# WHAT IS EXPECTED:
Take the lines from the head of the listing through the one bearing "(manuel) at (1403,400)" and copy them exactly, leaving every picture out.

# DATASET EXCERPT:
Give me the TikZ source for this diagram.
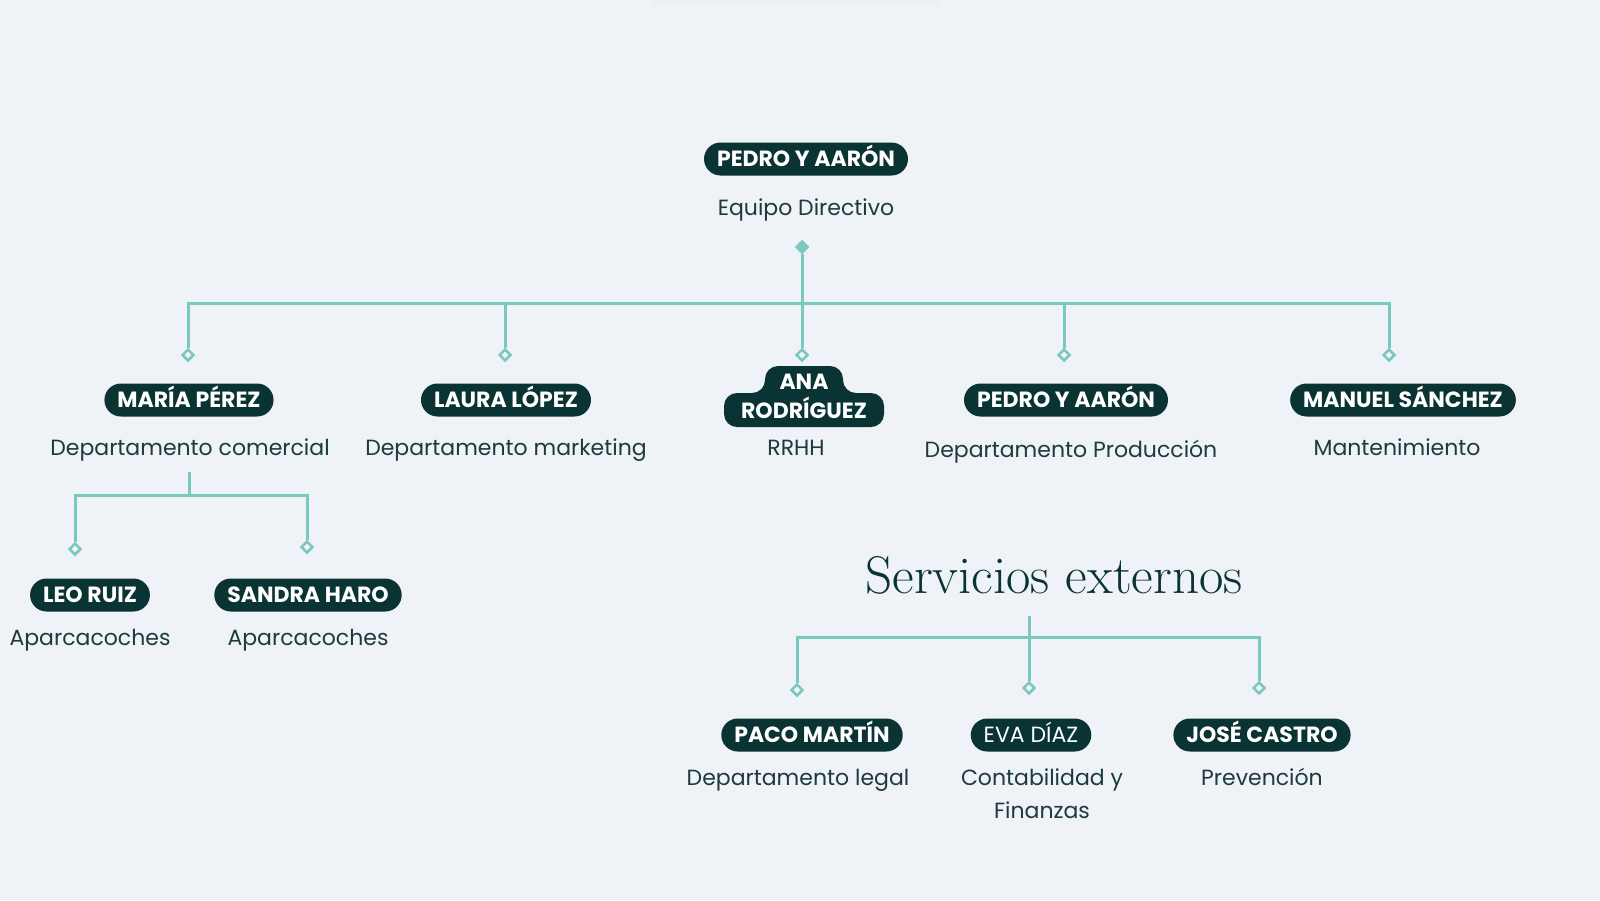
\documentclass[tikz,border=0pt]{standalone}
\usepackage{fontspec}
\newfontfamily\poppins{Poppins}
\usetikzlibrary{shapes.geometric}

\definecolor{bgc}{HTML}{EFF2F7}
\definecolor{pillc}{HTML}{0A3333}
\definecolor{linec}{HTML}{79C9BE}
\definecolor{labelc}{HTML}{1E3B3B}

\tikzset{
  pill/.style={fill=pillc, text=white, rounded corners=16.5pt, minimum height=33pt,
    text height=15pt, text depth=0pt,
    inner xsep=13pt, inner ysep=0pt, font=\poppins\bfseries\fontsize{22}{29}\selectfont},
  role/.style={text=labelc, anchor=base, align=center, font=\poppins\fontsize{22}{33}\selectfont},
  joint/.style={diamond, draw=linec, fill=bgc, line width=2.5pt, inner sep=0pt, minimum size=12pt},
  link/.style={draw=linec, line width=3pt},
}

\begin{document}
\begin{tikzpicture}[x=1pt,y=-1pt]
  \fill[bgc] (0,0) rectangle (1600,900);
  \useasboundingbox (0,0) rectangle (1600,900);
  \shade[top color=black!7, bottom color=bgc] (653,0) rectangle (939,6);

  % Equipo directivo
  \node[pill] (direccion) at (806,159) {PEDRO Y AARÓN};
  \node[role] (equipo) at (806,215) {Equipo Directivo};
  \node[joint, fill=linec] (raiz) at (802,247) {};

  % Departamentos
  \coordinate (bus) at (802,303);
  \node[joint] (jMaria)  at (188,355) {};
  \node[joint] (jLaura)  at (505,355) {};
  \node[joint] (jAna)    at (802,355) {};
  \node[joint] (jPedro)  at (1064,355) {};
  \node[joint] (jManuel) at (1389,355) {};

  \draw[link] (raiz) -- (jAna);
  \foreach \j in {jMaria,jLaura,jPedro,jManuel}
    \draw[link] (bus) -| (\j);

  \node[pill] (maria)  at (189,400)  {MARÍA PÉREZ};
  \node[pill] (laura)  at (506,400)  {LAURA LÓPEZ};
  \fill[pillc, rounded corners=13pt] (724,427) -- (724,393) -- (765,393) -- (765,366)
    -- (843,366) -- (843,393) -- (884,393) -- (884,427) -- cycle;
  \node[text=white, align=center, inner sep=0pt, font=\poppins\bfseries\fontsize{22}{29}\selectfont]
    (ana) at (804,396) {ANA\\RODRÍGUEZ};
  \node[pill] (pedro)  at (1066,400) {PEDRO Y AARÓN};
  \node[pill] (manuel) at (1403,400) {MANUEL SÁNCHEZ};

  \node[role] (comercial)  at (190,455)  {Departamento comercial};
  \node[role] (marketing)  at (506,455)  {Departamento marketing};
  \node[role] (rrhh)       at (796,455)  {RRHH};
  \node[role] (produccion) at (1071,457) {Departamento Producción};
  \node[role] (manten)     at (1397,455) {Mantenimiento};

  % Aparcacoches
  \coordinate (subtop) at (189,472);
  \coordinate (subbus) at (189,495);
  \node[joint] (jLeo)    at (75,549)  {};
  \node[joint] (jSandra) at (307,547) {};
  \draw[link] (subtop) -- (subbus);
  \draw[link] (subbus) -| (jLeo);
  \draw[link] (subbus) -| (jSandra);

  \node[pill] (leo)    at (90,595)  {LEO RUIZ};
  \node[pill] (sandra) at (308,595) {SANDRA HARO};
  \node[role] (aparcaA) at (90,645)  {Aparcacoches};
  \node[role] (aparcaB) at (308,645) {Aparcacoches};

  % Servicios externos
  \node[text=pillc, anchor=base, font=\fontsize{53}{60}\selectfont] (externos) at (1054,593) {Servicios externos};
  \coordinate (exttop) at (1029,616);
  \coordinate (extbus) at (1029,637);
  \node[joint] (jPaco) at (797,690)  {};
  \node[joint] (jEva)  at (1029,688) {};
  \node[joint] (jJose) at (1259,688) {};
  \draw[link] (exttop) -- (jEva);
  \draw[link] (extbus) -| (jPaco);
  \draw[link] (extbus) -| (jJose);

  \node[pill] (paco) at (812,735)  {PACO MARTÍN};
  \node[pill, font=\poppins\fontsize{22}{29}\selectfont] (eva) at (1031,735) {EVA DÍAZ};
  \node[pill] (jose) at (1262,735) {JOSÉ CASTRO};

  \node[role] (legal)  at (798,785)  {Departamento legal};
  \node[role] (conta)  at (1042,818) {Contabilidad y\\Finanzas};
  \node[role] (preven) at (1262,785) {Prevención};
\end{tikzpicture}
\end{document}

# CORRECT RESPONSE:
Give me the TikZ source for this diagram.
\documentclass[tikz,border=0pt]{standalone}
\usepackage{fontspec}
\newfontfamily\poppins{Poppins}
\usetikzlibrary{shapes.geometric}

\definecolor{bgc}{HTML}{EFF2F7}
\definecolor{pillc}{HTML}{0A3333}
\definecolor{linec}{HTML}{79C9BE}
\definecolor{labelc}{HTML}{1E3B3B}

\tikzset{
  pill/.style={fill=pillc, text=white, rounded corners=16.5pt, minimum height=33pt,
    text height=15pt, text depth=0pt,
    inner xsep=13pt, inner ysep=0pt, font=\poppins\bfseries\fontsize{22}{29}\selectfont},
  role/.style={text=labelc, anchor=base, align=center, font=\poppins\fontsize{22}{33}\selectfont},
  joint/.style={diamond, draw=linec, fill=bgc, line width=2.5pt, inner sep=0pt, minimum size=12pt},
  link/.style={draw=linec, line width=3pt},
}

\begin{document}
\begin{tikzpicture}[x=1pt,y=-1pt]
  \fill[bgc] (0,0) rectangle (1600,900);
  \useasboundingbox (0,0) rectangle (1600,900);
  \shade[top color=black!7, bottom color=bgc] (653,0) rectangle (939,6);

  % Equipo directivo
  \node[pill] (direccion) at (806,159) {PEDRO Y AARÓN};
  \node[role] (equipo) at (806,215) {Equipo Directivo};
  \node[joint, fill=linec] (raiz) at (802,247) {};

  % Departamentos
  \coordinate (bus) at (802,303);
  \node[joint] (jMaria)  at (188,355) {};
  \node[joint] (jLaura)  at (505,355) {};
  \node[joint] (jAna)    at (802,355) {};
  \node[joint] (jPedro)  at (1064,355) {};
  \node[joint] (jManuel) at (1389,355) {};

  \draw[link] (raiz) -- (jAna);
  \foreach \j in {jMaria,jLaura,jPedro,jManuel}
    \draw[link] (bus) -| (\j);

  \node[pill] (maria)  at (189,400)  {MARÍA PÉREZ};
  \node[pill] (laura)  at (506,400)  {LAURA LÓPEZ};
  \fill[pillc, rounded corners=13pt] (724,427) -- (724,393) -- (765,393) -- (765,366)
    -- (843,366) -- (843,393) -- (884,393) -- (884,427) -- cycle;
  \node[text=white, align=center, inner sep=0pt, font=\poppins\bfseries\fontsize{22}{29}\selectfont]
    (ana) at (804,396) {ANA\\RODRÍGUEZ};
  \node[pill] (pedro)  at (1066,400) {PEDRO Y AARÓN};
  \node[pill] (manuel) at (1403,400) {MANUEL SÁNCHEZ};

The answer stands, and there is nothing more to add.